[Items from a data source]
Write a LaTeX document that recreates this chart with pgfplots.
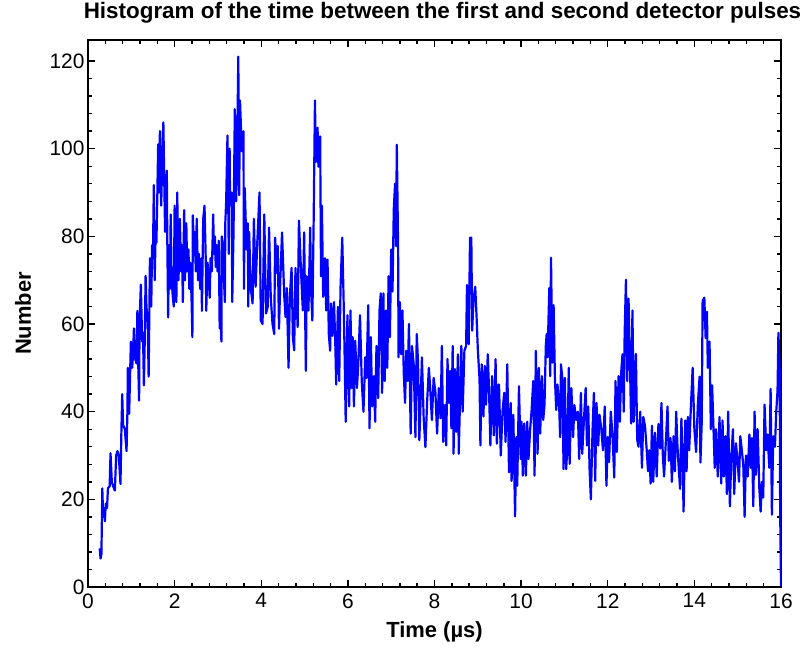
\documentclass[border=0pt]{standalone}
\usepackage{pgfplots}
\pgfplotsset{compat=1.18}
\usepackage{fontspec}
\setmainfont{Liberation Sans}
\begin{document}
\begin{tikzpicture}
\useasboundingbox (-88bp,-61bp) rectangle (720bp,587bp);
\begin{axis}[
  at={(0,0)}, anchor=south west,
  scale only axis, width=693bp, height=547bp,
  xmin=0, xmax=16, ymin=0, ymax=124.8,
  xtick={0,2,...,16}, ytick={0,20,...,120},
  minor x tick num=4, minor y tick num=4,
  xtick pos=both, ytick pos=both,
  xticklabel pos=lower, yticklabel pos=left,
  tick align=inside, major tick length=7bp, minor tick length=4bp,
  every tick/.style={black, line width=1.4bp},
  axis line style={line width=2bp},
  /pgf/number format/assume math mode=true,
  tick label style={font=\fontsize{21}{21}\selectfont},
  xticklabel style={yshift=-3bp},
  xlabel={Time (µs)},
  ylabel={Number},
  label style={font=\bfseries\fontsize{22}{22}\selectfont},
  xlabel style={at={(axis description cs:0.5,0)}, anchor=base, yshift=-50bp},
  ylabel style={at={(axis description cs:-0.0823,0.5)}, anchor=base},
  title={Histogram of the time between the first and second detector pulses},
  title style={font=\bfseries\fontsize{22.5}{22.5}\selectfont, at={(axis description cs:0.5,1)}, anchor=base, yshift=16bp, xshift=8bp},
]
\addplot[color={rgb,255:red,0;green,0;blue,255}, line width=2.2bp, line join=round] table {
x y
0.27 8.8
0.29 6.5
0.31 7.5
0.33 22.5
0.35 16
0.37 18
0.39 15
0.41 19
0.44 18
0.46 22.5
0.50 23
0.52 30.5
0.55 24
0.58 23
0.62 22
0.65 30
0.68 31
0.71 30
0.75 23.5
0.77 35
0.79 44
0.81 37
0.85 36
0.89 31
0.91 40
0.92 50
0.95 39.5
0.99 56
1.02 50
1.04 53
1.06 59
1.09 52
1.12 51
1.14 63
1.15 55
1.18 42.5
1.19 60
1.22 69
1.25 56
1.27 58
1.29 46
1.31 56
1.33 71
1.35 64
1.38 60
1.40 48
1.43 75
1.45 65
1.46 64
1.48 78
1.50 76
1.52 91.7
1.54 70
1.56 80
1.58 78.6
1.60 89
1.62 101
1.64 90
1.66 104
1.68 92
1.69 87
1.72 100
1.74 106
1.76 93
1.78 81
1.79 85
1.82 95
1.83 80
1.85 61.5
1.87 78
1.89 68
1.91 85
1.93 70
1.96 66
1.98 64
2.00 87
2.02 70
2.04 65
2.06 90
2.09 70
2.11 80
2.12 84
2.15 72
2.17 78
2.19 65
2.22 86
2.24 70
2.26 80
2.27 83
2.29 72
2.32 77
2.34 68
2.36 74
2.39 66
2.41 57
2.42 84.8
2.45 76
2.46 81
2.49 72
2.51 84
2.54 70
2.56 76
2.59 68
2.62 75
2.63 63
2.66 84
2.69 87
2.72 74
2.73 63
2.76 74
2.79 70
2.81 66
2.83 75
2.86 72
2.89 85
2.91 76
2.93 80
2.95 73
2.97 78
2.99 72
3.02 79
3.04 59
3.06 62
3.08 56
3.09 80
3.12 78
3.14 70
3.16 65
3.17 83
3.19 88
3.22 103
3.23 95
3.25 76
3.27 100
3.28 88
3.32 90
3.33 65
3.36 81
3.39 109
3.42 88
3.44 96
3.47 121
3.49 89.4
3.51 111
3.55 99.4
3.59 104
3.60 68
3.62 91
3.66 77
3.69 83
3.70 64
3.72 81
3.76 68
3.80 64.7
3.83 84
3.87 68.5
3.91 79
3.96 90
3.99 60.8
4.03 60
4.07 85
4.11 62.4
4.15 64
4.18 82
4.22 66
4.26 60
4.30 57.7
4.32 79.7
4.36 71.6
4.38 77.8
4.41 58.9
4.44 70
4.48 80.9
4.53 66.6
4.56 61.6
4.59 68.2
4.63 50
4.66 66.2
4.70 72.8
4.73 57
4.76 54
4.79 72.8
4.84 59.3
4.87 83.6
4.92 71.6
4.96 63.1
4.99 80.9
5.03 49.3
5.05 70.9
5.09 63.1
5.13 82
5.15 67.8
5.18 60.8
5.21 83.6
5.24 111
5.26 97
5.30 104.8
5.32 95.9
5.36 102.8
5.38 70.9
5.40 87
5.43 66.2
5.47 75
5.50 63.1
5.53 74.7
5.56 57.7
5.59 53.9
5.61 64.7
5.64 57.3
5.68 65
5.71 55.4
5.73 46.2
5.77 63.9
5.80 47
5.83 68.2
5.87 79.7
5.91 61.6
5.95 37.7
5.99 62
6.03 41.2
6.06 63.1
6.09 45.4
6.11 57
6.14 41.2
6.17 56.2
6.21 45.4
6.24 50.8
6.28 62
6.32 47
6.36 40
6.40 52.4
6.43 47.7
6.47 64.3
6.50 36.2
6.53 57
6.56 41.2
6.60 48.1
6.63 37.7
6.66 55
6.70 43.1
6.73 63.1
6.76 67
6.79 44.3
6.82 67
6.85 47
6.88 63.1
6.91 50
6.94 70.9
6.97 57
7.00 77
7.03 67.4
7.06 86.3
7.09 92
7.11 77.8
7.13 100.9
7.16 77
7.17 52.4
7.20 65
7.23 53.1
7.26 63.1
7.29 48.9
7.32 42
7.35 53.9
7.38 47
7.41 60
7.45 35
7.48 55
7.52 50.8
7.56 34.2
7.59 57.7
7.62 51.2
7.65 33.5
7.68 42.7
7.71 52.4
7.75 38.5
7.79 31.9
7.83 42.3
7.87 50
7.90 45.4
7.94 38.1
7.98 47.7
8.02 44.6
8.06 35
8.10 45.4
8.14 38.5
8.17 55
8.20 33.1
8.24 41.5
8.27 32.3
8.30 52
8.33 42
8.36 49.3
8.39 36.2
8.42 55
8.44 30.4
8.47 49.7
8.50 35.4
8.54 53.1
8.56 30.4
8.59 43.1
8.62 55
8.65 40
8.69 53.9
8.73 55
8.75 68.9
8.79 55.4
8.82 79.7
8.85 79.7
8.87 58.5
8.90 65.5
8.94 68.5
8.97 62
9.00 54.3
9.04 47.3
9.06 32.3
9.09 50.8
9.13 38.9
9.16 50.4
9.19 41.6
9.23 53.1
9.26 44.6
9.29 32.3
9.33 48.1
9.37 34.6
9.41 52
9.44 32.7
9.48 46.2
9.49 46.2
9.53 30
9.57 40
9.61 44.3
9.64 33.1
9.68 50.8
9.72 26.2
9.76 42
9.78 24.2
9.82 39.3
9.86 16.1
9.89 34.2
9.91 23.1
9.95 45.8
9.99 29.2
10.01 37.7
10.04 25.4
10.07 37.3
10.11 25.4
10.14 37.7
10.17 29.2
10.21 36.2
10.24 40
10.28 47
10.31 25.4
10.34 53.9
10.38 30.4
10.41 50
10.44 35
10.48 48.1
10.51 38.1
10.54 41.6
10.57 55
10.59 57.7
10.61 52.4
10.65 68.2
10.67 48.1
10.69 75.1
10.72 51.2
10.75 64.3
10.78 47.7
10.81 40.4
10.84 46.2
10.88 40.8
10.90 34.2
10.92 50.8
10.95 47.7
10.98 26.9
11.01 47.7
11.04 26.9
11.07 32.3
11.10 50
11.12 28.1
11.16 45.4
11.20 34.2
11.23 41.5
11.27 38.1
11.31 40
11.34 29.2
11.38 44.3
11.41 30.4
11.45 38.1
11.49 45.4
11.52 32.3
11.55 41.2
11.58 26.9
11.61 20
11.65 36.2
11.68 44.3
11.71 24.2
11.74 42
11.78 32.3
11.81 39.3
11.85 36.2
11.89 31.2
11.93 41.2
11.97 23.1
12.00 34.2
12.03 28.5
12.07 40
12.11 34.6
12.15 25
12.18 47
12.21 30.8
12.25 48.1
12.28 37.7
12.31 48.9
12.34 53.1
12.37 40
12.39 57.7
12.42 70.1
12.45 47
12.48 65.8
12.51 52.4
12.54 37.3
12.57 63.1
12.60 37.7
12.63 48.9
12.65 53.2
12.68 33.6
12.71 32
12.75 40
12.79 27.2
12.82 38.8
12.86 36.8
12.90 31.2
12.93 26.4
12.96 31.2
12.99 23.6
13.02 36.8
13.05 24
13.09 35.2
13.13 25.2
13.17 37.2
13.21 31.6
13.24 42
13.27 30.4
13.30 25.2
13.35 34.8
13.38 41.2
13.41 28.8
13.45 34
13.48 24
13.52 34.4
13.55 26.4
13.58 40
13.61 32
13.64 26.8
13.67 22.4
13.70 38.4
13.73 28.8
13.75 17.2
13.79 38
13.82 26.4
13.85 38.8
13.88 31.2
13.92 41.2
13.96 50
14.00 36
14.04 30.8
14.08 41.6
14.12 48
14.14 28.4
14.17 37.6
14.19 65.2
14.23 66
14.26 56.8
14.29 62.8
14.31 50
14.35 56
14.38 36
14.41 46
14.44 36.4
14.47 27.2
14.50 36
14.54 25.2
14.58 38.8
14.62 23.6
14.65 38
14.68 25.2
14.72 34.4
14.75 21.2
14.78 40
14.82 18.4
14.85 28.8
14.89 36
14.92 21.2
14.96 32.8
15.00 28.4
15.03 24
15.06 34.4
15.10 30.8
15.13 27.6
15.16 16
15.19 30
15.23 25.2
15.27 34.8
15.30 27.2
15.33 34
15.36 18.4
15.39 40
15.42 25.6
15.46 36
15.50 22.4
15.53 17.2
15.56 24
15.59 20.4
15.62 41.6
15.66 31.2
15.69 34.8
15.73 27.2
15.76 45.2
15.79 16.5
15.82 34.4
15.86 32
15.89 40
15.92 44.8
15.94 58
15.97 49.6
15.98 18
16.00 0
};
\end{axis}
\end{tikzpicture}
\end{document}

==

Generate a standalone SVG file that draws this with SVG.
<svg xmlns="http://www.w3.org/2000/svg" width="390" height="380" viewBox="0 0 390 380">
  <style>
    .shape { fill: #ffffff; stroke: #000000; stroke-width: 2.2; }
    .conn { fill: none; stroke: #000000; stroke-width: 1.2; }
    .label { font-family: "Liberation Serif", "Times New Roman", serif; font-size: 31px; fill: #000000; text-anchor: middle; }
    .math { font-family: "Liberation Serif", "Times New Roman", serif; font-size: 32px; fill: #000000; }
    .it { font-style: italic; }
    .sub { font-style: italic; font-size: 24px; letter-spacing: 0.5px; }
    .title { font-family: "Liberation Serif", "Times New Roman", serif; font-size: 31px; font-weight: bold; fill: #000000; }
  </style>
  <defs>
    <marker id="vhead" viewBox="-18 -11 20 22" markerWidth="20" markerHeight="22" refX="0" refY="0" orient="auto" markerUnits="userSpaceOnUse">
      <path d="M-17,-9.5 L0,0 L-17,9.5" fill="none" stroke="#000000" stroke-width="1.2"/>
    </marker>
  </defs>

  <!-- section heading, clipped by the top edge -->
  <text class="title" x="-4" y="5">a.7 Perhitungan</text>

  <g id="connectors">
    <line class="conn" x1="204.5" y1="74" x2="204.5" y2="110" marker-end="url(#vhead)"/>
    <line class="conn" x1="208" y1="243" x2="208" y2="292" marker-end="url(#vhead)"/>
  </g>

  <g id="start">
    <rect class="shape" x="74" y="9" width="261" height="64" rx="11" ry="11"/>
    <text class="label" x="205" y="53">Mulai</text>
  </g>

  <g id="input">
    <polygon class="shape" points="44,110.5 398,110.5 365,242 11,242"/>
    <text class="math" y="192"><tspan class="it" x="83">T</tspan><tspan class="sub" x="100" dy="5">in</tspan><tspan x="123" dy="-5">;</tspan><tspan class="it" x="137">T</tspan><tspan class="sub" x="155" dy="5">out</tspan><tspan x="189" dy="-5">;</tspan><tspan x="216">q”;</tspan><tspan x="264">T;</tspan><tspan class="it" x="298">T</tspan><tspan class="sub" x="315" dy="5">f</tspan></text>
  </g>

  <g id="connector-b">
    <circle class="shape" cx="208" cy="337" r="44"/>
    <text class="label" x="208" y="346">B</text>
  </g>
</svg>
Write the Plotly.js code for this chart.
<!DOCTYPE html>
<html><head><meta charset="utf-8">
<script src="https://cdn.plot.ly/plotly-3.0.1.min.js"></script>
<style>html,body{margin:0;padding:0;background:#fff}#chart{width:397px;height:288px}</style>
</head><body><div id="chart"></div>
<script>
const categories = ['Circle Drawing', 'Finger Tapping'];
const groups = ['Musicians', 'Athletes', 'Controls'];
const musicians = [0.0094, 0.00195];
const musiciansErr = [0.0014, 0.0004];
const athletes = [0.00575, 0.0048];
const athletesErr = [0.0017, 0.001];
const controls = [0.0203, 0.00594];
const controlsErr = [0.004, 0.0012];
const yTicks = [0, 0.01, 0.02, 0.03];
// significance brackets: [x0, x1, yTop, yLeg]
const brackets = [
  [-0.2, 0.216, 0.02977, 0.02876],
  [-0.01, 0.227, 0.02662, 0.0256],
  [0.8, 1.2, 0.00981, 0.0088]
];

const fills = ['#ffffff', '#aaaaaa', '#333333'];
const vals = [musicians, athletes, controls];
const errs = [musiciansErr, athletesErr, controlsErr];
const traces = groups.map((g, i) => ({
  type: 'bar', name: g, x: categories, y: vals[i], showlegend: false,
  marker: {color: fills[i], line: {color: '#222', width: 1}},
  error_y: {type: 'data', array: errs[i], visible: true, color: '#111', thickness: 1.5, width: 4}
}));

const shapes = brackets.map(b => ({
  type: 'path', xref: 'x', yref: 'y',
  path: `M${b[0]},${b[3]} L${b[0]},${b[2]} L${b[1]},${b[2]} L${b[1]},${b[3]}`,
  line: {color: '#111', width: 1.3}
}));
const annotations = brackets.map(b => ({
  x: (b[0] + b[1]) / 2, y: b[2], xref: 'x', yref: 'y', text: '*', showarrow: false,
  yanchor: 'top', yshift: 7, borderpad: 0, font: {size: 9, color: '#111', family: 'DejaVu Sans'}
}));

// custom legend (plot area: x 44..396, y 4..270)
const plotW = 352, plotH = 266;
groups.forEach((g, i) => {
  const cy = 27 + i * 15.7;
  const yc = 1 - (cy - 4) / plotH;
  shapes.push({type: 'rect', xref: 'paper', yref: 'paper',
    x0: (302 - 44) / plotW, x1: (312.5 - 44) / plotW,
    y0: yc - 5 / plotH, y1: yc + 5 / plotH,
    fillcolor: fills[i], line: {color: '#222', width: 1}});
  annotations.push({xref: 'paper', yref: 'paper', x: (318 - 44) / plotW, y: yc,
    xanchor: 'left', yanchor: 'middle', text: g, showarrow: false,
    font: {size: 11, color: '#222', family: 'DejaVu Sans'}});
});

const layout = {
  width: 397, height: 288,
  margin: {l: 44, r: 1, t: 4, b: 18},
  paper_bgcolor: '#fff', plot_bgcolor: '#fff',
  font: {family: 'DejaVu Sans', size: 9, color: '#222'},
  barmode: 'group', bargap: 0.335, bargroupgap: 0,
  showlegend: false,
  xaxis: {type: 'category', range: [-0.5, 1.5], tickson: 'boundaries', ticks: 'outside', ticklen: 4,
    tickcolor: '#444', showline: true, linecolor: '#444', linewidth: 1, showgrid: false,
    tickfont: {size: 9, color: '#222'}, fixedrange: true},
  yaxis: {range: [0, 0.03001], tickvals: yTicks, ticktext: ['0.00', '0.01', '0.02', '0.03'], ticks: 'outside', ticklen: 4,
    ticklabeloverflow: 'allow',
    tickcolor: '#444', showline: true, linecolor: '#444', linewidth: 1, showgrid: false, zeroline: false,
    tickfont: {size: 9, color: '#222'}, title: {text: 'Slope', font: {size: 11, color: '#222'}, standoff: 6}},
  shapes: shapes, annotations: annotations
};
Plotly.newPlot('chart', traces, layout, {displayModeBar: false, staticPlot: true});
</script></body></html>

#### [Task description]
Look through the entries above for the word "this". Copy every line where it shows up.

#### [Final answer]
Write a LaTeX document that recreates this chart with pgfplots.
Generate a standalone SVG file that draws this with SVG.
Write the Plotly.js code for this chart.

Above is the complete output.